Concretely, the Greek economy needs short term financing combined with deep structural reforms to unlock yet more funding. Let’s parse that. It’s really important that we understand what the short term liquidity is desgined to achieve. It keeps the banks’ doors open. Nothing more. So in Paris, Minister Varoufakis admitted:
“in order to create the liquidity which is necessary to see these negotiations through hopefully to a sustainable solution, I have to make the same request that we are allowed to issue T-bills over and above a certain limit to create the liquidity necessary to see us through to the end of the month or the next month or June, so as to be able to redeem payments to the former troika -- to the IMF in this case.”
That’s nuts.
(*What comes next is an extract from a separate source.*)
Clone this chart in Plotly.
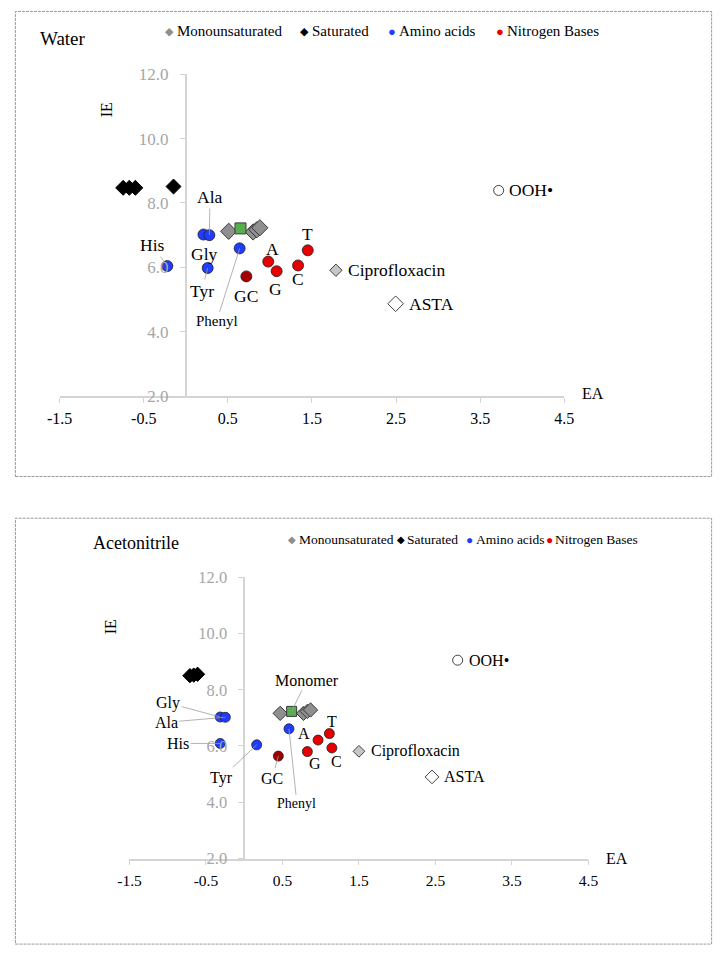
import plotly.graph_objects as go

W, H = 725, 958

# ---------------- axis ticks ----------------
x_tick_vals = [-1.5, -0.5, 0.5, 1.5, 2.5, 3.5, 4.5]
x_tick_text = ["-1.5", "-0.5", "0.5", "1.5", "2.5", "3.5", "4.5"]
y_tick_vals = [2, 4, 6, 8, 10, 12]
y_tick_text = ["2.0", "4.0", "6.0", "8.0", "10.0", "12.0"]

# ---------------- Water panel data (EA, IE) ----------------
water_mono_ea = [0.51, 0.80, 0.845, 0.88]
water_mono_ie = [7.12, 7.10, 7.17, 7.23]
water_monomer_ea = [0.65]
water_monomer_ie = [7.21]
water_sat_ea = [-0.745, -0.672, -0.60, -0.146]
water_sat_ie = [8.47, 8.47, 8.47, 8.51]
water_amino_names = ["Gly", "Ala", "His", "Tyr", "Phenyl"]
water_amino_ea = [0.21, 0.28, -0.22, 0.26, 0.64]
water_amino_ie = [7.02, 7.00, 6.04, 5.98, 6.59]
water_base_names = ["A", "G", "C", "T"]
water_base_ea = [0.98, 1.08, 1.335, 1.45]
water_base_ie = [6.18, 5.88, 6.06, 6.53]
water_gc_ea = [0.72]
water_gc_ie = [5.72]
water_cipro_ea = [1.785]
water_cipro_ie = [5.91]
water_asta_ea = [2.495]
water_asta_ie = [4.87]
water_ooh_ea = [3.72]
water_ooh_ie = [8.39]

# ---------------- Acetonitrile panel data (EA, IE) ----------------
acn_mono_ea = [0.47, 0.775, 0.825, 0.867]
acn_mono_ie = [7.16, 7.16, 7.23, 7.28]
acn_monomer_ea = [0.62]
acn_monomer_ie = [7.23]
acn_sat_ea = [-0.71, -0.66, -0.61]
acn_sat_ie = [8.50, 8.52, 8.55]
acn_amino_names = ["Gly", "Ala", "His", "Tyr", "Phenyl"]
acn_amino_ea = [-0.314, -0.247, -0.314, 0.163, 0.585]
acn_amino_ie = [7.03, 7.02, 6.09, 6.04, 6.61]
acn_base_names = ["A", "G", "C", "T"]
acn_base_ea = [0.965, 0.825, 1.146, 1.113]
acn_base_ie = [6.21, 5.80, 5.93, 6.44]
acn_gc_ea = [0.446]
acn_gc_ie = [5.64]
acn_cipro_ea = [1.50]
acn_cipro_ie = [5.81]
acn_asta_ea = [2.455]
acn_asta_ie = [4.90]
acn_ooh_ea = [2.79]
acn_ooh_ie = [9.05]

legend_names = ["Monounsaturated", "Saturated", "Amino acids", "Nitrogen Bases"]

FONT = "Liberation Serif, Times New Roman, serif"
C_MONO = "#8f8f8f"
C_SAT = "#000000"
C_AMINO = "#1f3cff"
C_BASE = "#e60000"
C_GC = "#a00000"
C_GREEN = "#5aad4e"
C_CIPRO = "#c6c6c6"
EDGE = "#3a3a3a"
AXIS_C = "#d4d4d4"


def px2x(p):
    return p / W


def px2y(p):
    return 1 - p / H


fig = go.Figure()


def add_panel(xa, ya, d, sz):
    def sc(x, y, symbol, size, color, lc=EDGE, lw=1):
        fig.add_trace(go.Scatter(
            x=x, y=y, mode="markers", xaxis=xa, yaxis=ya, showlegend=False,
            hoverinfo="skip", cliponaxis=False,
            marker=dict(symbol=symbol, size=size, color=color,
                        line=dict(color=lc, width=lw))))
    sc(d["sat_ea"], d["sat_ie"], "diamond", sz["sat"], C_SAT, C_SAT, 1)
    sc(d["mono_ea"], d["mono_ie"], "diamond", sz["mono"], C_MONO)
    sc(d["monomer_ea"], d["monomer_ie"], "square", sz["sq"], C_GREEN)
    sc(d["amino_ea"], d["amino_ie"], "circle", sz["circ"], C_AMINO, "#202020", 0.8)
    sc(d["base_ea"], d["base_ie"], "circle", sz["circ"], C_BASE, "#202020", 0.8)
    sc(d["gc_ea"], d["gc_ie"], "circle", sz["circ"], C_GC, "#202020", 0.8)
    sc(d["cipro_ea"], d["cipro_ie"], "diamond", sz["cipro"], C_CIPRO, "#404040", 1)
    sc(d["asta_ea"], d["asta_ie"], "diamond", sz["asta"], "white", "#404040", 1)
    sc(d["ooh_ea"], d["ooh_ie"], "circle", sz["ooh"], "white", "#404040", 1)


water = dict(mono_ea=water_mono_ea, mono_ie=water_mono_ie,
             monomer_ea=water_monomer_ea, monomer_ie=water_monomer_ie,
             sat_ea=water_sat_ea, sat_ie=water_sat_ie,
             amino_ea=water_amino_ea, amino_ie=water_amino_ie,
             base_ea=water_base_ea, base_ie=water_base_ie,
             gc_ea=water_gc_ea, gc_ie=water_gc_ie,
             cipro_ea=water_cipro_ea, cipro_ie=water_cipro_ie,
             asta_ea=water_asta_ea, asta_ie=water_asta_ie,
             ooh_ea=water_ooh_ea, ooh_ie=water_ooh_ie)
acn = dict(mono_ea=acn_mono_ea, mono_ie=acn_mono_ie,
           monomer_ea=acn_monomer_ea, monomer_ie=acn_monomer_ie,
           sat_ea=acn_sat_ea, sat_ie=acn_sat_ie,
           amino_ea=acn_amino_ea, amino_ie=acn_amino_ie,
           base_ea=acn_base_ea, base_ie=acn_base_ie,
           gc_ea=acn_gc_ea, gc_ie=acn_gc_ie,
           cipro_ea=acn_cipro_ea, cipro_ie=acn_cipro_ie,
           asta_ea=acn_asta_ea, asta_ie=acn_asta_ie,
           ooh_ea=acn_ooh_ea, ooh_ie=acn_ooh_ie)

add_panel("x", "y", water, dict(sat=11.5, mono=12.5, sq=11, circ=11, cipro=9.5, asta=12, ooh=10))
add_panel("x2", "y2", acn, dict(sat=11, mono=11, sq=10, circ=10, cipro=9, asta=10.5, ooh=10))

annotations = []


def point_labels(d, amino_names, base_names, offsets, xref, yref, fs, fs_small):
    pts = {}
    for n, x, y in zip(amino_names, d["amino_ea"], d["amino_ie"]):
        pts[n] = (x, y)
    for n, x, y in zip(base_names, d["base_ea"], d["base_ie"]):
        pts[n] = (x, y)
    pts["GC"] = (d["gc_ea"][0], d["gc_ie"][0])
    pts["Monomer"] = (d["monomer_ea"][0], d["monomer_ie"][0])
    pts["Ciprofloxacin"] = (d["cipro_ea"][0], d["cipro_ie"][0])
    pts["ASTA"] = (d["asta_ea"][0], d["asta_ie"][0])
    pts["OOH•"] = (d["ooh_ea"][0], d["ooh_ie"][0])
    for name, (ax, ay, line) in offsets.items():
        x, y = pts[name]
        annotations.append(dict(
            x=x, y=y, xref=xref, yref=yref, text=name, showarrow=True,
            ax=ax, ay=ay, arrowhead=0, arrowwidth=0.8, standoff=0,
            arrowcolor="#a0a0a0" if line else "rgba(0,0,0,0)",
            font=dict(family=FONT, size=fs_small if name == "Phenyl" else fs, color="black")))


water_offsets = {
    "Gly": (1, 19, False), "Ala": (0.6, -38, True), "His": (-15, -21, True),
    "Tyr": (-6, 23, True), "Phenyl": (-23, 73, True), "GC": (0, 20, False),
    "A": (4, -13, False), "G": (-1, 18, False), "C": (0, 14, False), "T": (0, -16, False),
    "Ciprofloxacin": (61, 0, False), "ASTA": (35.5, 0, False), "OOH•": (32, 0, False),
}
acn_offsets = {
    "Gly": (-52, -14, True), "Ala": (-59, 5, True), "His": (-42, 0, True),
    "Tyr": (-35, 33, True), "Phenyl": (8, 75, True), "GC": (-6, 22, True),
    "Monomer": (15, -31, True),
    "A": (-14, -7, False), "G": (8, 12, False), "C": (5, 14, False), "T": (3, -12, False),
    "Ciprofloxacin": (57, 0, False), "ASTA": (32, 0, False), "OOH•": (31, 0, False),
}
point_labels(water, water_amino_names, water_base_names, water_offsets, "x", "y", 17.5, 15)
point_labels(acn, acn_amino_names, acn_base_names, acn_offsets, "x2", "y2", 16, 14)


def ptext(text, x, y, size, xanchor="center", angle=0, color="black"):
    annotations.append(dict(text=text, x=px2x(x), y=px2y(y), xref="paper", yref="paper",
                            xanchor=xanchor, yanchor="middle", showarrow=False, textangle=angle,
                            borderpad=0,
                            font=dict(family=FONT, size=size, color=color)))


# panel titles and axis titles
ptext("Water", 27, 30, 19, "left")
ptext("Acetonitrile", 82, 545, 18, "left")
ptext("IE", 97.5, 103, 16, angle=-90)
ptext("EA", 599, 392, 16)
ptext("IE", 101, 630, 16, angle=-90)
ptext("EA", 624, 867, 16)

# legends (glyph + text)
glyphs = [("◆", C_MONO, 11), ("◆", C_SAT, 11), ("●", C_AMINO, 13), ("●", C_BASE, 13)]
top_leg_sym = [162, 301, 391, 503]
top_leg_txt = [168, 308, 398, 509]
bot_leg_sym = [288, 401, 471, 554]
bot_leg_txt = [294, 406, 477, 559]
for (g, c, s), sx, tx, name in zip(glyphs, top_leg_sym, top_leg_txt, legend_names):
    ptext(g, sx, 22.7, s, "center", color=c)
    ptext(name, tx, 22.7, 15, "left")
for (g, c, s), sx, tx, name in zip(glyphs, bot_leg_sym, bot_leg_txt, legend_names):
    ptext(g, sx, 541.7, s - 1, "center", color=c)
    ptext(name, tx, 541.7, 13.5, "left")

# dashed frames
shapes = []
for (x0, y0, x1, y1) in [(2.5, 2.5, 721.5, 477), (2.5, 519.5, 721.5, 954)]:
    shapes.append(dict(type="rect", xref="paper", yref="paper",
                       x0=px2x(x0), x1=px2x(x1), y0=px2y(y1), y1=px2y(y0),
                       line=dict(color="#9a9a9a", width=1, dash="3px,1px"),
                       fillcolor="rgba(0,0,0,0)"))


def xaxis_cfg(dom, anchor, fs):
    return dict(domain=dom, range=[-1.5, 4.5], anchor=anchor, tickmode="array",
                tickvals=x_tick_vals, ticktext=x_tick_text, showgrid=False, zeroline=False,
                showline=True, linecolor=AXIS_C, linewidth=1.5, ticks="outside", ticklen=5,
                tickcolor=AXIS_C, tickwidth=1, ticklabelstandoff=2,
                tickfont=dict(family=FONT, size=fs, color="black"), fixedrange=True)


def yaxis_cfg(dom, pos, fs):
    return dict(domain=dom, range=[2, 12], anchor="free", position=pos, tickmode="array",
                tickvals=y_tick_vals, ticktext=y_tick_text, showgrid=False, zeroline=False,
                showline=True, linecolor=AXIS_C, linewidth=1.5, ticks="outside", ticklen=5,
                tickcolor=AXIS_C, tickwidth=1, ticklabelstandoff=8,
                tickfont=dict(family=FONT, size=fs, color="#a6a6a6"), fixedrange=True)


fig.update_layout(
    width=W, height=H, autosize=False,
    margin=dict(l=0, r=0, t=0, b=0, pad=0),
    paper_bgcolor="white", plot_bgcolor="rgba(0,0,0,0)",
    showlegend=False,
    font=dict(family=FONT, color="black"),
    xaxis=xaxis_cfg([48.2 / W, 569.3 / W], "y", 16),
    yaxis=yaxis_cfg([px2y(395), px2y(66.5)], 178.4 / W, 17),
    xaxis2=xaxis_cfg([120.3 / W, 594.3 / W], "y2", 15.5),
    yaxis2=yaxis_cfg([px2y(866.7), px2y(579.7)], 238.8 / W, 16.5),
    annotations=annotations,
    shapes=shapes,
)

fig.write_html("out.html")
The ECB has allowed more than 73 billion euros of emergency funding to keep the doors of the banks open, and not much else. It hasn’t much chance of seeing it back.
Beyond the short term financing, we should know that ‘Structural Reforms’, whatever form they might take, is French (or German) for pain. The word ‘reform’ in Greece is a dirty word. It means a Greek pensioner will lose their purchasing power, Greek unemployment will increase, and a generation’s potential will be lost. The Greek state is certainly to blame for these debts being run up, but its people will bear most of the brunt of the adjustment.
So is there really a crisis? The debts the Greeks owe to the IMF, ECB and other official funders are only being paid back with money created by the Greek central bank that the ECB allows. The circularity of this transaction is obvious. So don’t worry about it. Worry about exhaustion. First, the exhaustion that will come from the impact of structural reforms on the Greek people, and the exhaustion of the authorities in Europe, tired of dealing with a country it sees as recalcitrant and unwilling to change. The crisis might turn out to be a crisis of patience.